For My Friends…because You Asked :)

Because you all asked for it…here you go. Today’s blog post is about my three kids cutting their own hair. Let me premise this post with something. I have to tell you I had a dental implant put in on Friday so I’m still a little loopy. Okay, with that being said, I’ve asked the kids to have extra patience with me as I parent them during fall break. I think that was mistake number one. I let my wall down. I let my guard down. I’m pretty sure that was my kids’ “in” for taking full advantage of mom.

We woke up this morning all rested and happy. I slept a straight 12 glorious hours and I wasn’t sure what to do with myself when I woke up. I was (don’t tell anyone) still tired. Do you think it had anything to do with the whole idea the more sleep you get the more tired you will be? I made my cup of coffee and turned on the news. My kids got their allotted phone time in the morning and all was well. I made everyone breakfast, did some laundry, let the kids play and jumped in the shower. I should have known something was wrong when I saw my 4-year-old holding the kitchen scissors. That might have been mistake number two. Not sure, but pretty sure.

I actually believed her when she told me “no reason” when I asked her why she had the scissors. I simply put the scissors away and that was that. I think that was the medicine reacting and not my normal ‘mom’ self. It wasn’t until I went upstairs and saw the mass destruction in the playroom that I lost it. That’s when everything went blurry. I started yelling at the kids to pick up the mess and when I walked into the upstairs bathroom to throw something away…that’s when I saw it. Hair. Chunks of blonde hair on the floor. What the…? DYLAN!!!! When Dylan looked at me I saw it. The shag haircut underneath what used to be his bangs. Was telling him he looked like Justin Bieber a mistake? Was he really trying to look like Bieber now? I won’t bore you with our conversation because it was exactly how you think it would be between a 9-year-old and his mom after she found out he cut his hair and then encouraged his two little sisters to do the same. ‘Nough said.

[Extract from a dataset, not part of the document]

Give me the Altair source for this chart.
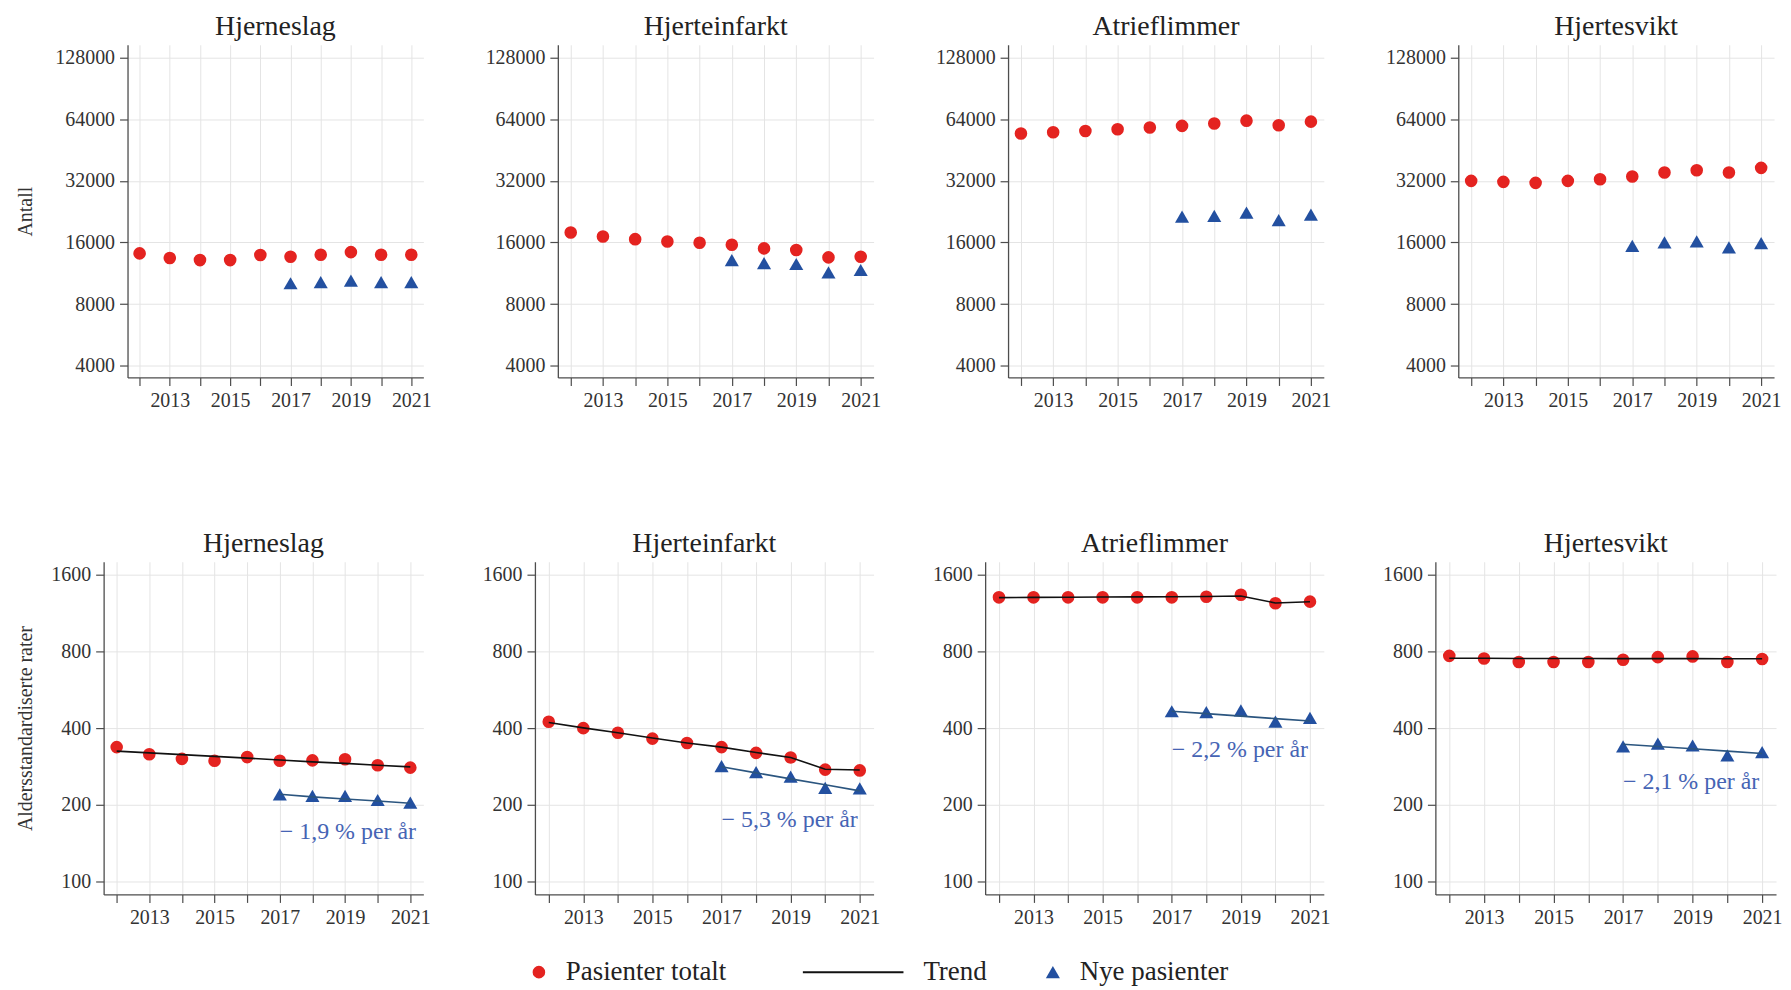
import altair as alt
import pandas as pd

# ---------------- data ----------------
years = [2012, 2013, 2014, 2015, 2016, 2017, 2018, 2019, 2020, 2021]
years_new = [2017, 2018, 2019, 2020, 2021]
x_label_years = [2013, 2015, 2017, 2019, 2021]
diagnoses = ["Hjerneslag", "Hjerteinfarkt", "Atrieflimmer", "Hjertesvikt"]

# Antall (top row)
antall_totalt_hjerneslag = [14150, 13420, 13120, 13120, 13890, 13630, 13930, 14350, 13930, 13930]
antall_totalt_hjerteinfarkt = [17900, 17120, 16600, 16180, 15940, 15590, 14960, 14690, 13520, 13630]
antall_totalt_atrieflimmer = [54500, 55300, 56100, 57200, 58300, 59400, 61000, 63000, 59800, 62300]
antall_totalt_hjertesvikt = [32000, 31640, 31290, 32000, 32600, 33590, 35130, 36080, 35130, 37040]
antall_nye_hjerneslag = [10110, 10230, 10410, 10230, 10230]
antall_nye_hjerteinfarkt = [13120, 12690, 12550, 11430, 11730]
antall_nye_atrieflimmer = [21400, 21600, 22370, 20580, 21860]
antall_nye_hjertesvikt = [15410, 16000, 16180, 15130, 15880]

# Aldersstandardiserte rater (bottom row)
rate_totalt_hjerneslag = [337, 316, 303, 298, 308, 298, 299, 302, 286, 280]
rate_totalt_hjerteinfarkt = [424, 400, 384, 364, 350, 337, 320, 307, 275, 273]
rate_totalt_atrieflimmer = [1305, 1305, 1305, 1305, 1305, 1305, 1312, 1336, 1237, 1255]
rate_totalt_hjertesvikt = [769, 751, 727, 727, 727, 742, 760, 765, 727, 747]
trend_totalt_hjerneslag = [325, 320, 315, 310, 305, 300, 295, 291, 286, 282]
trend_totalt_hjerteinfarkt = [421, 401, 384, 366, 350, 337, 321, 307, 276, 274]
trend_totalt_atrieflimmer = [1302, 1304, 1306, 1308, 1310, 1312, 1315, 1320, 1240, 1253]
trend_totalt_hjertesvikt = [752, 752, 751, 751, 751, 750, 750, 750, 749, 749]
rate_nye_hjerneslag = [220, 217, 217, 209, 204]
rate_nye_hjerteinfarkt = [284, 269, 258, 233, 232]
rate_nye_atrieflimmer = [466, 462, 470, 424, 439]
rate_nye_hjertesvikt = [339, 348, 342, 313, 322]
trend_nye_hjerneslag = [220, 215, 211, 207, 203]
trend_nye_hjerteinfarkt = [282, 267, 253, 240, 227]
trend_nye_atrieflimmer = [466, 456, 446, 436, 427]
trend_nye_hjertesvikt = [346, 339, 332, 325, 318]
annotations = ["\u2212 1,9 % per år", "\u2212 5,3 % per år", "\u2212 2,2 % per år", "\u2212 2,1 % per år"]

legend_labels = ["Pasienter totalt", "Trend", "Nye pasienter"]
antall_ticks = [4000, 8000, 16000, 32000, 64000, 128000]
rate_ticks = [100, 200, 400, 800, 1600]
y_title_top = "Antall"
y_title_bottom = "Aldersstandardiserte rater"

# ---------------- styling ----------------
FONT = "Liberation Serif"
RED = "#e42320"
BLUE = "#2350a0"
NAVY = "#2b557f"
ANNOT = "#4664b4"
X_DOMAIN = [2011.6, 2021.4]
LABEL_EXPR = f"indexof({x_label_years}, datum.value) >= 0 ? datum.label : ''"


def panel(title, tot, new, y_ticks, y_domain, y_title, extent, title_pad, width,
          trend_tot=None, trend_new=None, note=None):
    x = alt.X("year:Q",
              scale=alt.Scale(domain=X_DOMAIN, nice=False, zero=False),
              axis=alt.Axis(values=years, format="d", title=None, labelExpr=LABEL_EXPR,
                            labelFlush=False, labelOverlap=False))
    ax_kw = dict(values=y_ticks, format="d", minExtent=extent, maxExtent=extent,
                 labelFlush=False, labelOverlap=False, titlePadding=title_pad)
    if y_title:
        yaxis = alt.Axis(title=y_title, **ax_kw)
    else:
        yaxis = alt.Axis(title=None, **ax_kw)
    y = alt.Y("value:Q", scale=alt.Scale(type="log", base=2, domain=y_domain, nice=False),
              axis=yaxis)

    df_tot = pd.DataFrame({"year": years, "value": tot})
    df_new = pd.DataFrame({"year": years_new, "value": new})
    layers = [
        alt.Chart(df_tot).mark_point(filled=True, shape="circle", size=160, color=RED,
                                     opacity=1).encode(x=x, y=y),
        alt.Chart(df_new).mark_point(filled=True, shape="triangle-up", size=200, color=BLUE,
                                     opacity=1).encode(x=x, y=y),
    ]
    if trend_tot is not None:
        df_tt = pd.DataFrame({"year": years, "value": trend_tot})
        df_tn = pd.DataFrame({"year": years_new, "value": trend_new})
        df_note = pd.DataFrame({"year": [years_new[0]], "value": [trend_new[-1]],
                                "label": [note]})
        layers += [
            alt.Chart(df_tt).mark_line(color="#111111", strokeWidth=1.6).encode(x=x, y=y),
            alt.Chart(df_tn).mark_line(color=NAVY, strokeWidth=1.6).encode(x=x, y=y),
            alt.Chart(df_note).mark_text(align="left", baseline="middle", dy=29, font=FONT,
                                         fontSize=24, color=ANNOT).encode(x=x, y=y, text="label:N"),
        ]
    return alt.layer(*layers).properties(title=title, width=width, height=334)


top_tot = [antall_totalt_hjerneslag, antall_totalt_hjerteinfarkt,
           antall_totalt_atrieflimmer, antall_totalt_hjertesvikt]
top_new = [antall_nye_hjerneslag, antall_nye_hjerteinfarkt,
           antall_nye_atrieflimmer, antall_nye_hjertesvikt]
bot_tot = [rate_totalt_hjerneslag, rate_totalt_hjerteinfarkt,
           rate_totalt_atrieflimmer, rate_totalt_hjertesvikt]
bot_new = [rate_nye_hjerneslag, rate_nye_hjerteinfarkt,
           rate_nye_atrieflimmer, rate_nye_hjertesvikt]
bot_ttr = [trend_totalt_hjerneslag, trend_totalt_hjerteinfarkt,
           trend_totalt_atrieflimmer, trend_totalt_hjertesvikt]
bot_ntr = [trend_nye_hjerneslag, trend_nye_hjerteinfarkt,
           trend_nye_atrieflimmer, trend_nye_hjertesvikt]

top_widths = [297, 317, 317, 317]
bot_widths = [321, 340, 340, 342]

top_panels = [
    panel(diagnoses[i], top_tot[i], top_new[i], antall_ticks, [3500, 148000],
          y_title_top if i == 0 else None, 74, 18, top_widths[i])
    for i in range(4)
]
bot_panels = [
    panel(diagnoses[i], bot_tot[i], bot_new[i], rate_ticks, [89, 1800],
          y_title_bottom if i == 0 else None, 54, 14, bot_widths[i],
          trend_tot=bot_ttr[i], trend_new=bot_ntr[i], note=annotations[i])
    for i in range(4)
]

row1 = alt.hconcat(*top_panels, spacing=135, bounds="flush")
row2 = alt.hconcat(*bot_panels, spacing=112, bounds="flush")

# invisible spacer so that the top row starts further right than the bottom row
spacer = alt.Chart(pd.DataFrame({"v": [0]})).mark_point(opacity=0).encode(
    x=alt.value(0), y=alt.value(0)).properties(width=24, height=10)
row1_wrapped = alt.hconcat(spacer, row1, spacing=0, bounds="flush")

# ---------------- legend ----------------
leg_df = pd.DataFrame({"label": legend_labels})
lx = alt.X("label:N",
           scale=alt.Scale(type="point", domain=legend_labels, range=[437, 953], padding=0),
           axis=None)
leg_circle = alt.Chart(leg_df).transform_filter(
    alt.datum.label == legend_labels[0]
).mark_point(filled=True, shape="circle", size=160, color=RED, opacity=1).encode(x=lx)
leg_line = alt.Chart(leg_df).transform_filter(
    alt.datum.label == legend_labels[1]
).mark_rule(color="#111111", strokeWidth=2, xOffset=7, x2Offset=108).encode(
    x=lx, x2=alt.X2("label:N"))
leg_tri = alt.Chart(leg_df).transform_filter(
    alt.datum.label == legend_labels[2]
).mark_point(filled=True, shape="triangle-up", size=200, color=BLUE, opacity=1).encode(x=lx)
leg_text_a = alt.Chart(leg_df).transform_filter(
    alt.datum.label != legend_labels[1]
).mark_text(align="left", baseline="middle", dx=27, font=FONT, fontSize=27,
            color="#222222").encode(x=lx, text="label:N")
leg_text_b = alt.Chart(leg_df).transform_filter(
    alt.datum.label == legend_labels[1]
).mark_text(align="left", baseline="middle", dx=128, font=FONT, fontSize=27,
            color="#222222").encode(x=lx, text="label:N")
legend = alt.layer(leg_circle, leg_line, leg_tri, leg_text_a, leg_text_b).properties(
    width=1564, height=20, view=alt.ViewBackground(fill="white", stroke="transparent"))

inner = alt.vconcat(row1_wrapped, row2, spacing=118)
chart = alt.vconcat(inner, legend, spacing=29).properties(
    padding={"left": 7, "top": 2, "right": 0, "bottom": 0}
).configure_view(
    stroke="transparent"
).configure_axis(
    labelFont=FONT, labelFontSize=20, labelColor="#333333",
    titleFont=FONT, titleFontSize=20, titleFontWeight="normal", titleColor="#333333",
    domainColor="#4d4d4d", domainWidth=1.3, tickColor="#4d4d4d", tickSize=8, tickWidth=1.2,
    gridColor="#e4e4e4", gridWidth=1, labelPadding=5
).configure_title(
    font=FONT, fontSize=28, fontWeight="normal", color="#222222",
    baseline="alphabetic", offset=0, frame="group", anchor="middle"
)

chart.save("out.html", embed_options={"renderer": "svg", "actions": False})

This is our fall break. I think I’m naive. I think that is mistake number three. I thought we were past all of this little kid stuff of cutting hair without asking. I thought taking showers by myself was the ordinary and something only new moms with babies had to worry about. Guess not. Guess my kids showed me that you’re never too old to do things you’re not supposed to do. Here’s to one more day of fall ‘break’ for the Ruffings. I am looking forward to Thursday when school is back in session. I love my kids but I also like it when they have hair on their heads.

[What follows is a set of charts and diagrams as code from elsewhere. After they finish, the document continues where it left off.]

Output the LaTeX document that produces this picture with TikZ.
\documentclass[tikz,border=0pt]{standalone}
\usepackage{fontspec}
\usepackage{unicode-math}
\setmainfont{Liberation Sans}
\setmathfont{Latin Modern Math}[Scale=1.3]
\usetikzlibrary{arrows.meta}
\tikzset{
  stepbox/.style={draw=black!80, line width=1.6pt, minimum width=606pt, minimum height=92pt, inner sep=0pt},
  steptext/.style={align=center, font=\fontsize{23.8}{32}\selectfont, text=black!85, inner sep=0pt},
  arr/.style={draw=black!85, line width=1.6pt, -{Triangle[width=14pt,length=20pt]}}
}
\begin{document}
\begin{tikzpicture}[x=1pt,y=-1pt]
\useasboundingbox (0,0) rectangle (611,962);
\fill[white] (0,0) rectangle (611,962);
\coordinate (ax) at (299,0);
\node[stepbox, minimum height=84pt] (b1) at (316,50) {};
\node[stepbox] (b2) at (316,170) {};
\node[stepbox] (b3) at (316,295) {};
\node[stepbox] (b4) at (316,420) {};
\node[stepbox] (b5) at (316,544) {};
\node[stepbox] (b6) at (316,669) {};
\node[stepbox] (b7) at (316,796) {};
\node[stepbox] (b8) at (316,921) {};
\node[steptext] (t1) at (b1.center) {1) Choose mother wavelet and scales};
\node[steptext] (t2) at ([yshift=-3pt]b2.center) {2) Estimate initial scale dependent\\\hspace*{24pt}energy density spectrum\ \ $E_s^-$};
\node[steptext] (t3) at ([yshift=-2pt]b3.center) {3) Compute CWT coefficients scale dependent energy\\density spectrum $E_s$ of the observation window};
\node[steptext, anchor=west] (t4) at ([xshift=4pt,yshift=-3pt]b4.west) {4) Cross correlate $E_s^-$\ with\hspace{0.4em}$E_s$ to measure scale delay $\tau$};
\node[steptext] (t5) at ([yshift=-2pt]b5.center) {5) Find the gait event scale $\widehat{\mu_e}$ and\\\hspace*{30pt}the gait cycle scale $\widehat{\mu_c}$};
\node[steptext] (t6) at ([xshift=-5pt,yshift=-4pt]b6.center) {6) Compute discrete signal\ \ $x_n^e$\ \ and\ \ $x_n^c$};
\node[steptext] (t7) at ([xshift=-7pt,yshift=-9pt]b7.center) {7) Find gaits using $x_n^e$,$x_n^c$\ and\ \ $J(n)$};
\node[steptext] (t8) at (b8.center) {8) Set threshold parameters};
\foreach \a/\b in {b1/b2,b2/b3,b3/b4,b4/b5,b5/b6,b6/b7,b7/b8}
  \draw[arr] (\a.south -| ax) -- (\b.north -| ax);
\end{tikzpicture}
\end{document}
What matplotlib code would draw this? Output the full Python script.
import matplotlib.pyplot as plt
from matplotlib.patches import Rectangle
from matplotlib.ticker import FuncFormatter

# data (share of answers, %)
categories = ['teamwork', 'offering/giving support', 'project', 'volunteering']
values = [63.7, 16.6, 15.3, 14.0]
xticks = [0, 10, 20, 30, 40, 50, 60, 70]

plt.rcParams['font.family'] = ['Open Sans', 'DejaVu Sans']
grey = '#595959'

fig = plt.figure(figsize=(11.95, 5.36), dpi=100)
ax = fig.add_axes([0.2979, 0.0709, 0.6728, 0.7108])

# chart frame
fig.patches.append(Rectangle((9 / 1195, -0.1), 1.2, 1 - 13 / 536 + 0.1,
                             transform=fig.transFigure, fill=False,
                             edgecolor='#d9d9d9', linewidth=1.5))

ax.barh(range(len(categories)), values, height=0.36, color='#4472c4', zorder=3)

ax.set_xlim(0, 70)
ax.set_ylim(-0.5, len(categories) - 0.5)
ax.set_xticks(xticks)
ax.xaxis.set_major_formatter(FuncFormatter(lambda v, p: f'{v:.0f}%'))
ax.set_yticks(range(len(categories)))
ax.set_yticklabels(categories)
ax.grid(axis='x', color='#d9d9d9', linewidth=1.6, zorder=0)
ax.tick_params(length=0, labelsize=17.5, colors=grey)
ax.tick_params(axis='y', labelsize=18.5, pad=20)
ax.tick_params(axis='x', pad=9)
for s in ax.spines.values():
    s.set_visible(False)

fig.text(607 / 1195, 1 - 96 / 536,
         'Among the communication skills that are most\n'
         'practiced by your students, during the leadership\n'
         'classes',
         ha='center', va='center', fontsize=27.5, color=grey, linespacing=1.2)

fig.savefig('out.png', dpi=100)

Also, I have the coolest friends in the world because more than one has called me pretending to be a client asking for a haircut. You guys are the best 🙂

An Open Letter to Moms

Dear Moms,

I have met so many of you lately – mostly through social media – who seem to be struggling with the same things that we’re all struggling with: loneliness, hurts, habits, hang ups, communication, friendship, marriage, family, children, and so on. I’ve thought quite a bit about what I could say that would be enough to tell you how much I care and how many times I want to say, “Me too.” Can I start by saying, I get it? I know I don’t have all the answers. Heck, I might not have any of the answers you’re looking for but I do have compassion, love, understanding, grace, and a whole lot of experience surrounding so many of these issues.

Over the past week, I’ve had several women contact me through private message about specific things going on in their lives and wanted to know, Had I been through that too? What did I do? I wanted so badly to reach through the computer to hug them and tell them yes, I have been through that and it’s tough or actually, I’m going through that currently. Sometimes I did say that. But mostly, I just listened. When I was going through my first few years as a new mom, I found some of the most helpful women to be those who just sat and listened to me. Who gave me their time and invested in me as a person. I hope I’m doing that for some of you right now.

I’ve realized and have understood this fact for many years now, that we’re all so similar. When we feel like we’re the only ones; we’re not. When we feel like our kids must be acting out more than others; they’re not. When we feel like someone else’s marriage is perfect; it’s not. When we feel like we’re failing at this mothering thing; we’re not. The truth is, we share so many of the same hurts. If we will be brave enough to let down our walls and say, “Me too,” our motherhood circle becomes that much smaller, closer, and truer. Be that friend if you can. Be that light to someone’s dark moment if you can. Be that positive thing to someone else’s negative thing. I promise you will see amazing things happen. You will make friends. You will gain confidence. You will walk with more oomph in your step. You will realize you are making a difference in another mom’s life. And when you do, your heart will want to burst with joy. For the next time you find yourself in a lonely moment, a hard choice, a tough time, or a new season in your life, you will have a tight group of friends who will be their fill in the gaps, wipe the tears, and walk alongside you.